Editorial von Christian Fankhauser, Vizepräsident SEV
Hin zu einer Branchenlösung?
Die öV-Berufe sind spannend, und unsere Kolleginnen und Kollegen sind stolz auf ihren Beitrag zum Service public. Sowohl für die Unternehmen wie auch für das Personal stehen jedoch drei grosse Herausforderungen bevor, auf die rasch reagiert werden muss: Da die Babyboomer-Generation das Rentenalter erreicht, müssen die Berufe für die Jugendlichen attraktiv gemacht werden, um einen Personalengpass zu vermeiden. Die Belastungen beim Fahren, die sich negativ auf die Gesundheit auswirken können, erfordern branchenweite Lösungen bei der Reintegration, der Weiterbildung und der beruflichen Neuorientierung. Zudem stellt die unabwendbare Digitalisierung der Arbeitswelt, die Berufe verändert oder gar verschwinden lässt, die Arbeitsmarktfähigkeit unserer Kolleginnen und Kollegen in Frage. Auch hier könnten berufsbegleitende Ausbildungsmassnahmen sinnvoll sein.
Seit Anfang Jahr wurden diese Themen in verschiedenen Ausgaben der SEV-Zeitung behandelt. In der aktuellen Nummer ist zu lesen, wie die Maschinenindustriebranche auf diese Fragestellungen reagiert: Sie hat einen paritätischen Fonds eingerichtet, der von beruflichen Beiträgen gespeist wird und damit die «Passerelle 4.0» finanziert, die eine berufsbegleitende Umschulung für erwachsene Mitarbeitende vorsieht. Diese Branche steht vor ähnlichen Herausforderungen wie wir und hat eine vielversprechende Branchenlösung gefunden.

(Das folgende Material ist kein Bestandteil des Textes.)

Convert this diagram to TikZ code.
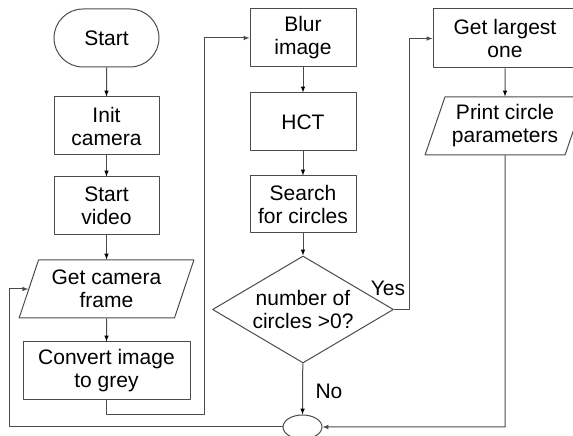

Um zukunftsfähige Lösungen zu finden, sucht der SEV das Gespräch. Am 5. November sind verschiedene Akteure unserer Verkehrsbranche zu einem runden Tisch eingeladen, darunter einige KTU. Die Probleme sind bekannt und die Fakten klar, doch muss jetzt gemeinsam über die Lösungen nachgedacht werden, die im Interesse der Arbeitnehmenden und der Arbeitgeber zu ermöglichen sind. Sowohl das Beispiel der SBB, eine der grössten Arbeitgeberinnen der Schweiz, wie auch jenes der Maschinenindustrie sind interessant. Bei der SBB sieht der gemeinsam mit dem SEV verhandelte GAV einen Mechanismus zur beruflichen Neuorientierung im Falle von Reorganisationen oder Rationalisierungen sowie eine berufliche Reintegration bei gesundheitlichen Problemen vor. Eine Vereinbarung zur Gewährleistung der Arbeitsmarktfähigkeit im Rahmen des digitalen Wandels vervollständigt das Dispositiv. Auch die Lösungen der Maschinenbranche können als Beispiel dienen, wie die Verkehrsbranche auf lokaler, kantonaler und nationaler Ebene zu einer Branchenlösung finden könnte.
Nur auf dieser höheren Ebene konnten die Maschinenindustrie und die SBB Lösungen finden, die eine KTU mit weniger Mitteln und Stellen ihrem Personal nicht so einfach vorschlagen kann.